Surely the hard-boiled American private detective hired by Greenleaf Senior will unravel the tissue of lies and coincidences? Nope. Fade to unreadable titles and who cares? The stars of this film are the locations and the art direction. Without them it would be the disaster the absurd and wholly unbelievable plot deserves.
Maurice Kamanke
12/12/2024 07:16
I was so fascinated by Tom Ripley's character that I watched this movie again and again. There was something about him that I felt sympathetic towards on one hand and gave me the creeps on the other. Sympathetic because in more than one ways he is like you and me. He wants to be rich, he wants approval and he is may be just an opportunist. Creepy because he latches on like a leech, he can't take rejection and though he doesn't plan but once he assumes the identity of someone else he can go to any extent to keep that. Actually one can identify with the character so much that it's almost scary to look inside your dark corners.
Matt Damon played this three-dimensional character so well that I almost became a huge fan of his. Jude Law as Dickie Greenleaf, whose identity Tom Ripley steals was very good as well. The movie is shot in Italy, moves at a leisurely speed and is very atmospheric. One of my all time favorite thrillers.
Prince Ak
12/12/2024 07:16
As a huge fan of Rene Clement's "Purple Noon" I came to Minghella's version of Patricia Highsmith's story with suspicion and an irrational predisposition to dismiss it. Well, I was wrong. The talented Mr. Minghella perpetrated a magic trick. The film stands on its own as an entertaining, creepy, thoughtful, beautiful to look at piece of film-making. Jude Law throw us for six, we're not suppose to feel attracted to the selfish Dickie Greenleaf, but we do. His scrumptious performance is alluring, seductive. He is a scene stealer of major proportions. In the original, Maurice Ronnet's oily Dickie Greenleaf was a perfect lamb to the slaughter. We don't mourn his death and want the murderous Ripley, as played by Alain Delon, to get away with it. Here, when Jude Law is on the screen that's what we're looking at. We're prepared to forgive him anything and everything. I did believed in Gwyneth Paltrow's qualm, totally. In the original, Marie Laforet played it as a tenuous, unclear little excuse. Gwyneth Paltrow gives us a multi dimensional character and we go through her torment every step of the way. That, presumably, is merit in great part of Minghella's superb screenplay. Other joys are Cate Blanchett and Philip Seymour Hoffman. On the minus side Matt Damon couldn't make me forget Alain Delon. His Ripley is a better written character than Delon's and his performance is top notch, but Delon was breathtaking on the screen. I think than Anthony Minghella was more interested in the inner workings of Ripley's mind that in the pyrotechnics of a implausible plot. Good.

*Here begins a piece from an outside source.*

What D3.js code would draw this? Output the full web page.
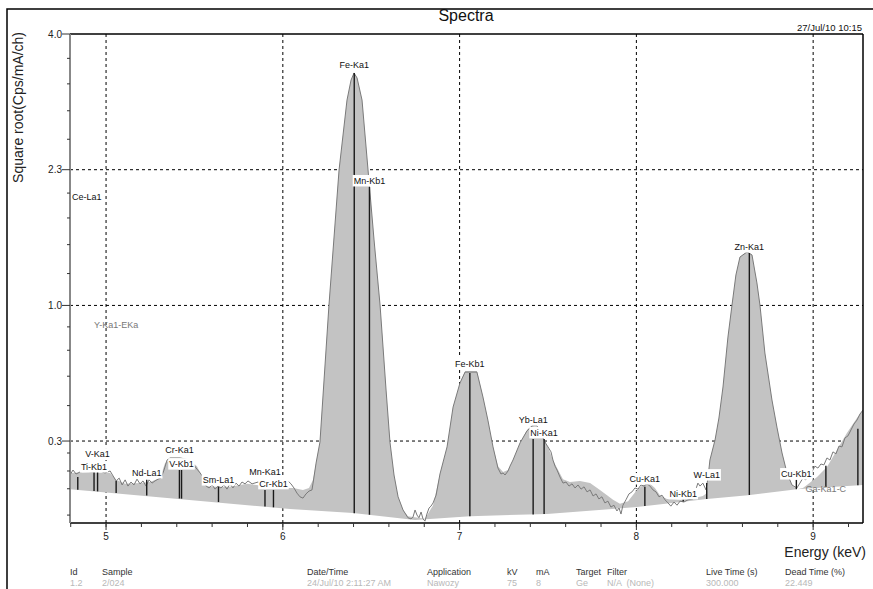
<!DOCTYPE html>
<html>
<head>
<meta charset="utf-8">
<script src="https://cdn.jsdelivr.net/npm/d3@7"></script>
<style>
  body { margin: 0; background: #fff; }
  svg { display: block; font-family: "Liberation Sans", Arial, sans-serif; }
</style>
</head>
<body>
<svg id="chart" width="873" height="589"></svg>
<script>
const specEnergy = [4.796,4.813,4.830,4.853,4.881,4.921,4.966,4.994,5.023,5.040,5.057,5.074,5.091,5.108,5.124,5.141,5.158,5.175,5.192,5.209,5.226,5.243,5.260,5.277,5.294,5.311,5.328,5.345,5.362,5.419,5.475,5.514,5.532,5.549,5.566,5.583,5.600,5.617,5.633,5.650,5.667,5.684,5.701,5.718,5.735,5.752,5.769,5.786,5.803,5.826,5.860,5.899,5.956,5.990,6.012,6.029,6.046,6.063,6.080,6.097,6.114,6.131,6.148,6.165,6.171,6.188,6.210,6.261,6.318,6.363,6.386,6.403,6.420,6.448,6.482,6.516,6.550,6.584,6.606,6.629,6.652,6.680,6.708,6.725,6.736,6.748,6.759,6.770,6.782,6.793,6.804,6.815,6.827,6.838,6.850,6.867,6.889,6.929,6.963,7.002,7.031,7.098,7.132,7.160,7.189,7.217,7.234,7.246,7.257,7.274,7.285,7.302,7.342,7.381,7.410,7.438,7.472,7.489,7.500,7.517,7.528,7.540,7.551,7.568,7.585,7.602,7.619,7.636,7.653,7.670,7.687,7.704,7.721,7.738,7.755,7.772,7.788,7.805,7.822,7.839,7.856,7.873,7.890,7.902,7.913,7.924,7.941,7.958,7.975,7.992,8.009,8.026,8.043,8.060,8.077,8.094,8.111,8.128,8.145,8.162,8.179,8.195,8.213,8.230,8.247,8.269,8.292,8.320,8.337,8.348,8.360,8.376,8.394,8.405,8.416,8.445,8.467,8.490,8.518,8.541,8.563,8.586,8.626,8.654,8.682,8.699,8.727,8.767,8.795,8.824,8.852,8.880,8.908,8.925,8.942,8.959,8.976,8.993,9.010,9.027,9.044,9.061,9.078,9.095,9.112,9.129,9.146,9.163,9.180,9.197,9.214,9.231,9.248,9.265,9.282]
const specCounts = [0.166,0.181,0.169,0.175,0.178,0.175,0.178,0.172,0.178,0.163,0.149,0.157,0.138,0.152,0.135,0.146,0.138,0.154,0.141,0.149,0.135,0.152,0.143,0.149,0.154,0.157,0.181,0.213,0.220,0.220,0.213,0.184,0.172,0.160,0.135,0.130,0.138,0.127,0.135,0.130,0.138,0.127,0.141,0.130,0.143,0.135,0.146,0.141,0.149,0.141,0.146,0.141,0.135,0.146,0.152,0.149,0.141,0.130,0.117,0.108,0.105,0.115,0.122,0.125,0.143,0.203,0.277,1.043,2.277,3.103,3.363,3.457,3.390,3.103,2.277,1.578,1.043,0.510,0.277,0.166,0.108,0.079,0.064,0.062,0.065,0.079,0.069,0.064,0.075,0.062,0.058,0.071,0.083,0.087,0.094,0.112,0.169,0.259,0.426,0.547,0.607,0.607,0.475,0.367,0.259,0.187,0.169,0.172,0.166,0.178,0.193,0.213,0.274,0.321,0.342,0.342,0.293,0.270,0.259,0.241,0.213,0.193,0.181,0.160,0.143,0.146,0.135,0.141,0.130,0.138,0.127,0.133,0.120,0.125,0.110,0.115,0.103,0.108,0.094,0.098,0.085,0.089,0.077,0.083,0.071,0.089,0.101,0.115,0.120,0.130,0.127,0.138,0.135,0.141,0.135,0.125,0.120,0.108,0.112,0.101,0.094,0.087,0.096,0.089,0.098,0.096,0.101,0.103,0.127,0.143,0.135,0.143,0.125,0.157,0.213,0.285,0.376,0.526,0.820,1.043,1.276,1.427,1.471,1.445,1.212,1.043,0.719,0.460,0.337,0.237,0.172,0.138,0.130,0.143,0.157,0.152,0.181,0.175,0.193,0.187,0.200,0.197,0.220,0.213,0.241,0.234,0.262,0.259,0.293,0.301,0.325,0.350,0.367,0.394,0.412]

// fitted spectrum (top of the grey fill)
const fitEnergy = [4.796,4.910,5.023,5.057,5.108,5.192,5.249,5.305,5.334,5.362,5.475,5.514,5.549,5.566,5.617,5.701,5.798,5.899,6.001,6.058,6.114,6.148,6.171,6.188,6.210,6.261,6.318,6.363,6.386,6.403,6.420,6.448,6.482,6.516,6.550,6.584,6.606,6.629,6.652,6.680,6.708,6.804,6.850,6.889,6.929,6.963,7.002,7.031,7.098,7.132,7.160,7.189,7.217,7.246,7.274,7.302,7.342,7.381,7.410,7.472,7.500,7.528,7.551,7.585,7.624,7.681,7.738,7.794,7.834,7.868,7.907,7.953,8.003,8.037,8.077,8.105,8.133,8.173,8.247,8.331,8.376,8.399,8.416,8.445,8.467,8.490,8.518,8.541,8.563,8.586,8.626,8.654,8.682,8.699,8.727,8.767,8.795,8.824,8.852,8.880,8.908,8.942,8.965,9.022,9.078,9.135,9.191,9.248,9.282]
const fitCounts = [0.172,0.175,0.172,0.152,0.141,0.143,0.146,0.157,0.203,0.213,0.213,0.193,0.157,0.135,0.133,0.133,0.141,0.135,0.130,0.130,0.125,0.130,0.152,0.203,0.277,1.043,2.277,3.103,3.363,3.457,3.390,3.103,2.277,1.578,1.043,0.510,0.277,0.166,0.108,0.079,0.067,0.062,0.089,0.169,0.259,0.426,0.547,0.613,0.613,0.475,0.367,0.259,0.193,0.175,0.181,0.213,0.274,0.325,0.346,0.293,0.259,0.213,0.187,0.154,0.146,0.149,0.143,0.125,0.112,0.101,0.092,0.098,0.125,0.138,0.141,0.130,0.112,0.103,0.101,0.105,0.110,0.117,0.213,0.285,0.376,0.526,0.820,1.043,1.276,1.427,1.479,1.445,1.212,1.043,0.719,0.460,0.337,0.237,0.172,0.138,0.127,0.130,0.138,0.160,0.190,0.248,0.313,0.376,0.412]

// background (bottom of the grey fill)
const bgEnergy = [4.796,6.041,6.397,6.748,7.059,7.494,8.003,8.399,8.631,8.908,9.282]
const bgCounts = [0.127,0.081,0.073,0.060,0.067,0.071,0.085,0.103,0.112,0.127,0.138]

// identified lines
const peakNames  = ['Ce-La1','Ti-Kb1','V-Ka1','Y-Ka1-EKa','Nd-La1','Cr-Ka1','V-Kb1','Sm-La1','Mn-Ka1','Cr-Kb1','Fe-Ka1','Mn-Kb1','Fe-Kb1','Yb-La1','Ni-Ka1','Cu-Ka1','Ni-Kb1','W-La1','Zn-Ka1','Cu-Kb1','Ga-Ka1-C','']
const peakEnergy = [4.840,4.932,4.952,5.057,5.230,5.415,5.427,5.636,5.899,5.947,6.404,6.490,7.058,7.416,7.478,8.048,8.265,8.398,8.639,8.905,9.072,9.253]
const peakTop    = [0.160,0.175,0.175,0.149,0.152,0.181,0.181,0.133,0.125,0.125,3.457,2.095,0.602,0.289,0.289,0.133,0.101,0.143,1.462,0.152,0.194,0.330]
const peakLabelAt= [1.961,0.181,0.223,0.880,0.163,0.237,0.190,0.143,0.166,0.133,3.524,2.127,0.636,0.354,0.301,0.146,0.108,0.157,1.488,0.160,0.120,0]
const peakGrey   = ['Y-Ka1-EKa','Ga-Ka1-C']

// axes
const xTicks = [5,6,7,8,9]
const yTickValues = [4.0,2.28,1.04,0.281]
const yTickLabels = ['4.0','2.3','1.0','0.3']
const yMinorTicks = [3.656,3.312,2.968,2.624,2.032,1.784,1.536,1.288,0.888,0.736,0.584,0.433,0.237,0.178,0.128,0.069]

// info table under the chart
const infoHeads = ['Id','Sample','Date/Time','Application','kV','mA','Target','Filter','Live Time (s)','Dead Time (%)']
const infoValues = ['1.2','2/024','24/Jul/10 2:11:27 AM','Nawozy','75','8','Ge','N/A  (None)','300.000','22.449']
const infoCols = [70,102,307,427,507,536,576,607,706,785]

const svg = d3.select('#chart')
const plot = {left: 70, right: 863, top: 34, bottom: 523}

const x = d3.scaleLinear().domain([4.796, 9.282]).range([plot.left, plot.right])
const y = d3.scaleSqrt().domain([0.0548, 4.0]).range([plot.bottom, plot.top])

const spec = specEnergy.map((e, i) => ({e, v: specCounts[i]}))
const fit = fitEnergy.map((e, i) => ({e, v: fitCounts[i]}))
const bg = bgEnergy.map((e, i) => ({e, v: bgCounts[i]}))

function bgAt(e) {
  const i = Math.max(1, Math.min(bg.length - 1, d3.bisectLeft(bgEnergy, e)))
  const a = bg[i - 1], b = bg[i]
  return a.v + (b.v - a.v) * (e - a.e) / (b.e - a.e)
}

svg.append('defs').append('clipPath').attr('id', 'clip')
  .append('rect')
  .attr('x', plot.left).attr('y', plot.top)
  .attr('width', plot.right - plot.left).attr('height', plot.bottom - plot.top)

// outer frame
svg.append('rect')
  .attr('x', 7).attr('y', 9).attr('width', 900).attr('height', 620)
  .attr('fill', 'none').attr('stroke', '#000').attr('stroke-width', 1.5)

svg.append('text')
  .attr('x', 466).attr('y', 21)
  .attr('text-anchor', 'middle').attr('font-size', 16).attr('fill', '#111')
  .text('Spectra')
svg.append('text')
  .attr('x', 862).attr('y', 31)
  .attr('text-anchor', 'end').attr('font-size', 9.5).attr('fill', '#111')
  .text('27/Jul/10 10:15')

// dashed grid
const grid = svg.append('g').attr('stroke', '#000').attr('stroke-dasharray', '3,3').attr('stroke-width', 1)
grid.selectAll('.gx').data(xTicks).join('line')
  .attr('x1', d => x(d)).attr('x2', d => x(d))
  .attr('y1', plot.top).attr('y2', plot.bottom)
grid.selectAll('.gy').data(yTickValues.slice(1)).join('line')
  .attr('x1', plot.left).attr('x2', plot.right)
  .attr('y1', d => y(d)).attr('y2', d => y(d))

const g = svg.append('g').attr('clip-path', 'url(#clip)')

// grey fill between background and fit
const pts = fit.map(d => [x(d.e), y(d.v)])
  .concat(bg.slice().reverse().map(d => [x(d.e), y(d.v)]))
g.append('path')
  .attr('d', d3.line()(pts) + 'Z')
  .attr('fill', '#c3c3c3')

// measured spectrum
g.append('path')
  .datum(spec)
  .attr('d', d3.line().x(d => x(d.e)).y(d => y(d.v)))
  .attr('fill', 'none').attr('stroke', '#7a7a7a').attr('stroke-width', 1)

// peak markers
const peaks = peakNames.map((name, i) => ({name, e: peakEnergy[i], top: peakTop[i], label: peakLabelAt[i]}))
g.selectAll('.marker').data(peaks).join('line')
  .attr('x1', d => x(d.e)).attr('x2', d => x(d.e))
  .attr('y1', d => y(bgAt(d.e))).attr('y2', d => y(d.top))
  .attr('stroke', '#1a1a1a').attr('stroke-width', 1.4)

// peak labels with white boxes
const labels = svg.append('g').attr('font-size', 9)
peaks.filter(d => d.name).forEach(d => {
  const grey = peakGrey.includes(d.name)
  const lg = labels.append('g')
  const rect = lg.append('rect').attr('fill', '#fff')
  const t = lg.append('text')
    .attr('y', y(d.label))
    .attr('fill', grey ? '#777' : '#111')
    .text(d.name)
  const w = t.node().getComputedTextLength()
  const left = Math.max(plot.left + 2, Math.min(plot.right - 2 - w, x(d.e) - w / 2))
  t.attr('x', left)
  if (!grey) {
    rect.attr('x', left - 1).attr('y', y(d.label) - 9)
      .attr('width', w + 2).attr('height', 11.5)
  } else rect.remove()
})

// axes
const axes = svg.append('g')
axes.append('line')
  .attr('x1', plot.left).attr('x2', plot.right).attr('y1', plot.top).attr('y2', plot.top)
  .attr('stroke', '#000').attr('stroke-width', 1.5)
axes.append('line')
  .attr('x1', plot.right).attr('x2', plot.right).attr('y1', plot.top).attr('y2', plot.bottom)
  .attr('stroke', '#000').attr('stroke-width', 1.5)
axes.append('line')
  .attr('x1', plot.left).attr('x2', plot.right).attr('y1', plot.bottom).attr('y2', plot.bottom)
  .attr('stroke', '#000').attr('stroke-width', 1.5)
axes.append('line')
  .attr('x1', plot.left).attr('x2', plot.left).attr('y1', plot.top).attr('y2', plot.bottom)
  .attr('stroke', '#888').attr('stroke-width', 2)

axes.selectAll('.ymaj').data(yTickValues).join('line')
  .attr('x1', plot.left - 8).attr('x2', plot.left)
  .attr('y1', d => y(d)).attr('y2', d => y(d))
  .attr('stroke', '#333')
axes.selectAll('.ymin').data(yMinorTicks).join('line')
  .attr('x1', plot.left - 3).attr('x2', plot.left)
  .attr('y1', d => y(d)).attr('y2', d => y(d))
  .attr('stroke', '#333')
axes.selectAll('.ylab').data(yTickValues).join('text')
  .attr('x', plot.left - 8).attr('y', d => y(d) + 3.5)
  .attr('text-anchor', 'end').attr('font-size', 10).attr('fill', '#222')
  .text((d, i) => yTickLabels[i])

const xMinor = d3.range(4.8, 9.3, 0.2)
axes.selectAll('.xmin').data(xMinor).join('line')
  .attr('x1', d => x(d)).attr('x2', d => x(d))
  .attr('y1', plot.bottom).attr('y2', plot.bottom + 4)
  .attr('stroke', '#333')
axes.selectAll('.xmaj').data(xTicks).join('line')
  .attr('x1', d => x(d)).attr('x2', d => x(d))
  .attr('y1', plot.bottom).attr('y2', plot.bottom + 7)
  .attr('stroke', '#333')
axes.selectAll('.xlab').data(xTicks).join('text')
  .attr('x', d => x(d)).attr('y', plot.bottom + 17)
  .attr('text-anchor', 'middle').attr('font-size', 10).attr('fill', '#222')
  .text(d => d)

svg.append('text')
  .attr('x', 866).attr('y', 557)
  .attr('text-anchor', 'end').attr('font-size', 14).attr('fill', '#222')
  .text('Energy (keV)')
svg.append('text')
  .attr('transform', 'translate(23,32) rotate(-90)')
  .attr('text-anchor', 'end').attr('font-size', 14).attr('fill', '#222')
  .text('Square root(Cps/mA/ch)')

// info table
const info = svg.append('g').attr('font-size', 9)
info.selectAll('.head').data(infoHeads).join('text')
  .attr('x', (d, i) => infoCols[i]).attr('y', 575)
  .attr('fill', '#333').text(d => d)
info.selectAll('.val').data(infoValues).join('text')
  .attr('x', (d, i) => infoCols[i]).attr('y', 586)
  .attr('fill', '#b8b8b8').attr('xml:space', 'preserve').text(d => d)
</script>
</body>
</html>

The semi confession of Matt Damon about a basement full of secret truths tells us about his pain about his fear. Delon's Ripley is amoral to the hilt. The murder of Dickie in the original is terrifying. It takes forever. As well as the getting rid of Freddy's body. Minghella never show us how Ripley managed to bring a dead body down the stairs. Clement spends a great deal of time with it. Making it enormously suspenseful. But, as I mentioned before we did care about Delon and, maybe, Minghella new that whether Damon got caught or not wasn't that important. All in all I liked the film very much and the biggest lesson from a film fanatic's point of view is: you don't kill your Jude Law half way through a film unless you leave us in the hands of someone who will make us forget him. Janet Leigh and Anthony Perkins, remember that?
Jordan
12/12/2024 07:16
Patricia Highsmith's Tom Ripley gets a deluxe reincarnation here, merit of the talented Mr. Minghella. A sensational script adaptation, stunning Italian locations and an extraordinary supporting cast. Tom Ripley saw the light before, most memorably with the face of Alain Delon in another beautiful outing by the underrated Rene Clement. This time, the winning feature is the superbly tailored script that gets inside the heads of the characters giving us a full panoramic view of their privileges as well as their desolation. Tom Ripley, the amoral, becomes the tortured immoral here. Anthony Minghella gives him a conscience, a self-awareness giving the tale an extra chilling touch. Matt Damon's natural dullness works wonders here. This may be his best performance to date. But it is the supporting cast that makes "The Talented Mr. Ripley" fly so high. Jude Law as the spoiled, vain and ultimately cruel Dickie Greenlef is truly remarkable. His worthlessness, crystal clear for everyone to see, becomes irrelevant due to the astonishing charisma and oodles of sexiness that Jude Law exudes. That, in itself, makes Gwynneth Paltrow's character totally believable. She's an intelligent woman who must know Dickie for what he is but she puts that aside and we don't question it. Philip Seymour Hoffman's Freddie is a fully fleshed out character who's on the screen for a few minutes but leaves and indelible impression. Great fun to witness his two faces. Creepy and wonderful. But it is Cate Blanchett, in a creation worthy of W Somerset Maughan that becomes the icing on this scrumptious cake. I would love to see a film where her Meredith is the central character. This "Talented Mr. Ripley" cemented my film relationship with Anthony Minghella. I wait for his films with childish anticipation.